— start of Provided data —

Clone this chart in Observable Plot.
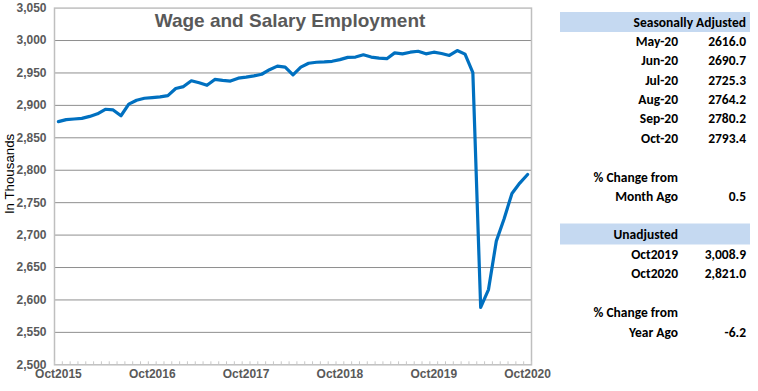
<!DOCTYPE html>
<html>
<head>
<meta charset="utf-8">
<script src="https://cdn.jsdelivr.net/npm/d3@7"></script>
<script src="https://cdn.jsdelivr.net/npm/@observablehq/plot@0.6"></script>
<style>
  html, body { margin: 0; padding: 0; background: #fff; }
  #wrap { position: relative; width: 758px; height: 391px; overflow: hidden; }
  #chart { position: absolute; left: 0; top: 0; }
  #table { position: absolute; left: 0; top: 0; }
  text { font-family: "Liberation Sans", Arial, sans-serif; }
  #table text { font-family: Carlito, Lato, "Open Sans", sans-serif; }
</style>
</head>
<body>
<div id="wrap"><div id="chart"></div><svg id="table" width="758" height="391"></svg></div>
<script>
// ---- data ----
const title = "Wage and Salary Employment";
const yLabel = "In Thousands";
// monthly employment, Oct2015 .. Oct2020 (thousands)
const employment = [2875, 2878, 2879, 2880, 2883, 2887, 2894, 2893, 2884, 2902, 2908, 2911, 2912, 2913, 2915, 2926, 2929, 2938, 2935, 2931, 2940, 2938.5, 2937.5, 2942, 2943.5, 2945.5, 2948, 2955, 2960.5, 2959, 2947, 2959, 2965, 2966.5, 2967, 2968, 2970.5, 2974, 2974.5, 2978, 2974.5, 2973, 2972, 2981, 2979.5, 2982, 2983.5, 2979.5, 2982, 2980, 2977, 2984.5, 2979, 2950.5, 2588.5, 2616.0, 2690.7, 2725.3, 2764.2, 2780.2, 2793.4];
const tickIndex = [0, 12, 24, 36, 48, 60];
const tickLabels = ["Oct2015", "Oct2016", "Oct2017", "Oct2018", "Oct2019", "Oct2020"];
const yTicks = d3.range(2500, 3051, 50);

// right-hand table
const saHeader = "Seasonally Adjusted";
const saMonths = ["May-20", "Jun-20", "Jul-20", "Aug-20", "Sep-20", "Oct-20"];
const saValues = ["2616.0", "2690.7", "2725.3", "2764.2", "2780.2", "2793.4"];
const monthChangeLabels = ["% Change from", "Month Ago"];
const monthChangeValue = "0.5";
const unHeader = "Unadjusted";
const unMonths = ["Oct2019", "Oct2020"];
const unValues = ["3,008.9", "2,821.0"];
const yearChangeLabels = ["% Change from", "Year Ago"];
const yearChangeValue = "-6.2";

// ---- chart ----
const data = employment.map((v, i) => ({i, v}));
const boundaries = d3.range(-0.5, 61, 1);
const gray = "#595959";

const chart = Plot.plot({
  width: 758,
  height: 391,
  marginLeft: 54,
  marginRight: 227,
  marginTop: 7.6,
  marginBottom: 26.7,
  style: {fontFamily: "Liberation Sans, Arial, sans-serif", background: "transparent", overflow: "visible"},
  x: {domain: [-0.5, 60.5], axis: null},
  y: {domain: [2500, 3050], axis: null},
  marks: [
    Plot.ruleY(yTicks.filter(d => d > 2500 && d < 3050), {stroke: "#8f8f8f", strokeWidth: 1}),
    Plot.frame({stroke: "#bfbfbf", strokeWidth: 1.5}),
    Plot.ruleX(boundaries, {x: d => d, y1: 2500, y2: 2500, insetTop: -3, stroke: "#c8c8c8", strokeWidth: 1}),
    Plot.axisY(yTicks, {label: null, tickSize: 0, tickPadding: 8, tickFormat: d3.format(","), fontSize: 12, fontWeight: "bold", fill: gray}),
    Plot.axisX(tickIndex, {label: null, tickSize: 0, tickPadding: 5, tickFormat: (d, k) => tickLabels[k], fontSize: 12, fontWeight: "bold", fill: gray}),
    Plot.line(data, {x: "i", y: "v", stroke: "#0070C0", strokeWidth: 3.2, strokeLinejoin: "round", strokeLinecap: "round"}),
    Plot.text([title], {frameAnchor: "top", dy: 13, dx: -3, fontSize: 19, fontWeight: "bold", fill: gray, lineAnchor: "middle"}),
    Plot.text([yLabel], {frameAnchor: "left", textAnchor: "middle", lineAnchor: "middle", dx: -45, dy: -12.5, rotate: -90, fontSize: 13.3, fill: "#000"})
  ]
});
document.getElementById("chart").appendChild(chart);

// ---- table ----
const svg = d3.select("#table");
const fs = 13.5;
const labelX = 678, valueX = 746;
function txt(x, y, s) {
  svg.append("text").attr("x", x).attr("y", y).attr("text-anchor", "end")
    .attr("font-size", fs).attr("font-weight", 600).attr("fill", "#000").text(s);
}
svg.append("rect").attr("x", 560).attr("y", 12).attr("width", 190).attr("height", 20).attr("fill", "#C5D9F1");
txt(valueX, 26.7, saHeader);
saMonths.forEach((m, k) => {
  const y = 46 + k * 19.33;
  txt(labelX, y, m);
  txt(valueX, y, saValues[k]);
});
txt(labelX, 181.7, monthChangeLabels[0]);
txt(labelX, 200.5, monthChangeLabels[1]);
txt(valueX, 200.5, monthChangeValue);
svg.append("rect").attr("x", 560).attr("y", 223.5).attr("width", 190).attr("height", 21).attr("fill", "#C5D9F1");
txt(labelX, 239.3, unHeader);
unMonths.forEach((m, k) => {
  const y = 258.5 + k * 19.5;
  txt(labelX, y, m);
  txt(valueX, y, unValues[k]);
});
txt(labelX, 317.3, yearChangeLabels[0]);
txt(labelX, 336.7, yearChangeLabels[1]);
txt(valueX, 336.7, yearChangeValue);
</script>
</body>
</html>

— end of Provided data —
— start of Provided data —

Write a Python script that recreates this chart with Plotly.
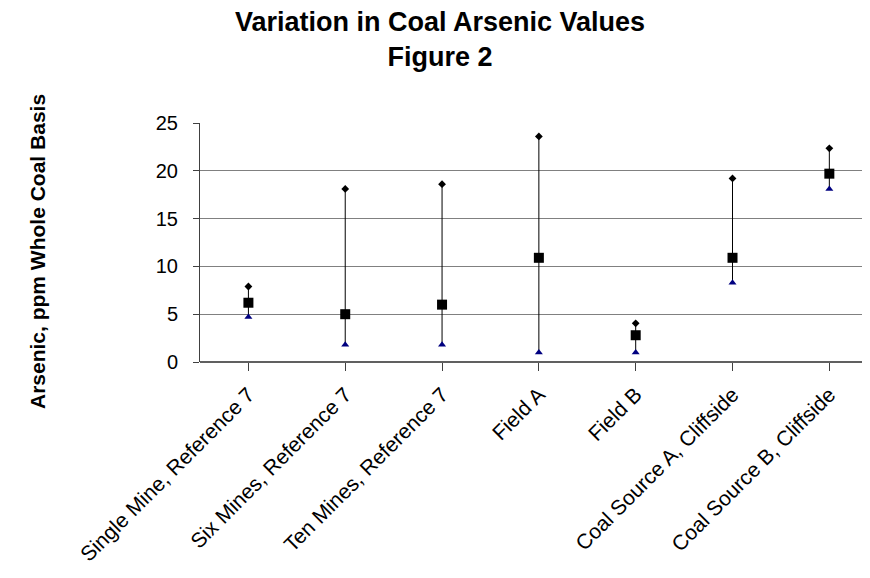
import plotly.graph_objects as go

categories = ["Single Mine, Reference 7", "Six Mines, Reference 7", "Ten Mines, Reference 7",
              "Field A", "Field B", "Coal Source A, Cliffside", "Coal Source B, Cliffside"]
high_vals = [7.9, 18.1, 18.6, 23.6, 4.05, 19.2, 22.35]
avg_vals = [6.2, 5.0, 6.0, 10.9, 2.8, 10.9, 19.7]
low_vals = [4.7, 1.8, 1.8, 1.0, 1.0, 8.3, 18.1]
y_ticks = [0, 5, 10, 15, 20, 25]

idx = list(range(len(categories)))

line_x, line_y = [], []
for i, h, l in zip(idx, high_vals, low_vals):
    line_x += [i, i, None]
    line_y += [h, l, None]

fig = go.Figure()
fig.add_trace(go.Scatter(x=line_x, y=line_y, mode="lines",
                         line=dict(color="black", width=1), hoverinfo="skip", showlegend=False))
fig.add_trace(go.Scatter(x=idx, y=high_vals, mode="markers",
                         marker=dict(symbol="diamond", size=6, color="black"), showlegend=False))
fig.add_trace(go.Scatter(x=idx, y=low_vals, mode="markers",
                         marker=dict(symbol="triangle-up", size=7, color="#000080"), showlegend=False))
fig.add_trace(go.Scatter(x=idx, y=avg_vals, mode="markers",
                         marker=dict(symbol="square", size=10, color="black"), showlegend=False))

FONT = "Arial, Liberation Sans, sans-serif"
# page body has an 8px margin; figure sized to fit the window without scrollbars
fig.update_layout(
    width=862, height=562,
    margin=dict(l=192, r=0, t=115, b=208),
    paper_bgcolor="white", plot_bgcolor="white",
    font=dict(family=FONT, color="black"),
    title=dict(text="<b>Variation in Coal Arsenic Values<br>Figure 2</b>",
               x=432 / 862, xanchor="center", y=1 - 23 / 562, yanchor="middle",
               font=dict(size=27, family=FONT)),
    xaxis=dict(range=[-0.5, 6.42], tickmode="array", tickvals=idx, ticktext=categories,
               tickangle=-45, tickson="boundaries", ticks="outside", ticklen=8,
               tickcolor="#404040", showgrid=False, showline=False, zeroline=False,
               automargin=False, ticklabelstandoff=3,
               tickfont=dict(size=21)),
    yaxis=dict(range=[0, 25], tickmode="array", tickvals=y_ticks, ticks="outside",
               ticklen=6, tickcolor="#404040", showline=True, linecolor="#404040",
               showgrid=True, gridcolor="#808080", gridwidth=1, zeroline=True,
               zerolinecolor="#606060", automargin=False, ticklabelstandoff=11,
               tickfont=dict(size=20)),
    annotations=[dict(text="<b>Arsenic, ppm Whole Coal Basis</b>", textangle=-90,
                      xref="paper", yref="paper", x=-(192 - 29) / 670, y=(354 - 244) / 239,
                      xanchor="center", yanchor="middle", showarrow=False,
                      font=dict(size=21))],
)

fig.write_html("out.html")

— end of Provided data —

What the exercise asks. Give the lines above again exactly, from the one containing "Clone this chart in Observable Plot." to the one containing "const yTicks = d3.range(2500, 3051, 50);", both included, but leave out the pictures.

Result for this exercise.
Clone this chart in Observable Plot.
<!DOCTYPE html>
<html>
<head>
<meta charset="utf-8">
<script src="https://cdn.jsdelivr.net/npm/d3@7"></script>
<script src="https://cdn.jsdelivr.net/npm/@observablehq/plot@0.6"></script>
<style>
  html, body { margin: 0; padding: 0; background: #fff; }
  #wrap { position: relative; width: 758px; height: 391px; overflow: hidden; }
  #chart { position: absolute; left: 0; top: 0; }
  #table { position: absolute; left: 0; top: 0; }
  text { font-family: "Liberation Sans", Arial, sans-serif; }
  #table text { font-family: Carlito, Lato, "Open Sans", sans-serif; }
</style>
</head>
<body>
<div id="wrap"><div id="chart"></div><svg id="table" width="758" height="391"></svg></div>
<script>
// ---- data ----
const title = "Wage and Salary Employment";
const yLabel = "In Thousands";
// monthly employment, Oct2015 .. Oct2020 (thousands)
const employment = [2875, 2878, 2879, 2880, 2883, 2887, 2894, 2893, 2884, 2902, 2908, 2911, 2912, 2913, 2915, 2926, 2929, 2938, 2935, 2931, 2940, 2938.5, 2937.5, 2942, 2943.5, 2945.5, 2948, 2955, 2960.5, 2959, 2947, 2959, 2965, 2966.5, 2967, 2968, 2970.5, 2974, 2974.5, 2978, 2974.5, 2973, 2972, 2981, 2979.5, 2982, 2983.5, 2979.5, 2982, 2980, 2977, 2984.5, 2979, 2950.5, 2588.5, 2616.0, 2690.7, 2725.3, 2764.2, 2780.2, 2793.4];
const tickIndex = [0, 12, 24, 36, 48, 60];
const tickLabels = ["Oct2015", "Oct2016", "Oct2017", "Oct2018", "Oct2019", "Oct2020"];
const yTicks = d3.range(2500, 3051, 50);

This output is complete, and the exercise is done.